If $x_n→ x$ in $\ell^2$ then $\lim_{n→\infty}f(x_n)=f(x)$ if $f$ is continous?

Question

Let $(x_n)_{n\in \mathbb N} \subset \ell^2$ with component wise limit $x \in \ell^2$. Let be $f:\ell^2→\ell^2$ is continous.

Is it true that:

$$\lim_{n→\infty}f(x_n)=f(\lim_{n→\infty} x_n)=f(x)? \tag C$$

In my opinion, it is not true since continuity claims $\lim_{n→ \infty}x_n=x$ so convergence with respect to a norm and not only component-wise.

Any help appreciated!

Answer 1

This isn't true. For example you can use $f(x) = x$, which is continuous, and let $x_n$ be the sequence equal to $1$ in the $n$th entry and zero elsewhere.
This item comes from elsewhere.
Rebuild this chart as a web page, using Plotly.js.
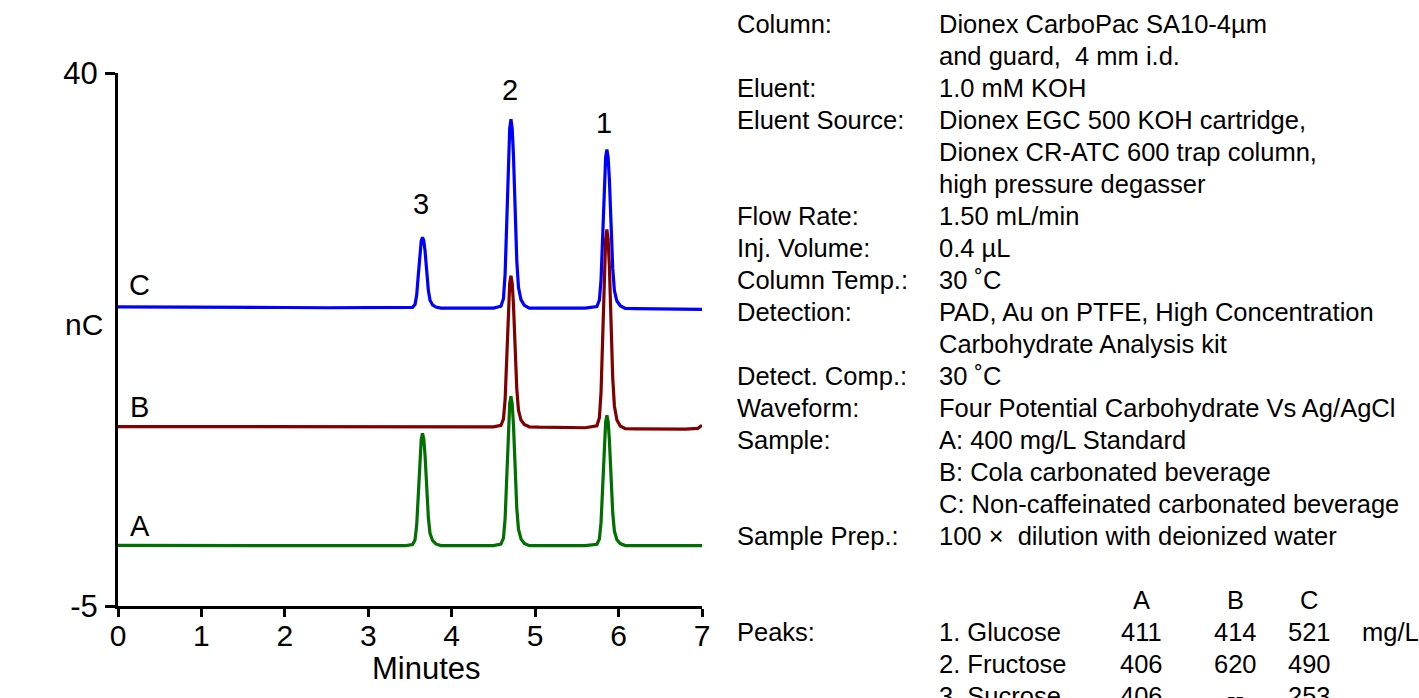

Then $x_n$ converges to the zero sequence componentwise, but not in $l^2$.

Answer 2

In any metrizable topological space, sequential continuity is equivalent to topological continuity!

The space $l_{2}$ is a normed space, hence metrizable with

$d(x,y)= \left\|x-y \right\|$. Therefore if $f$ is continuous, it is

also sequentially continuous which immediately gives the result!!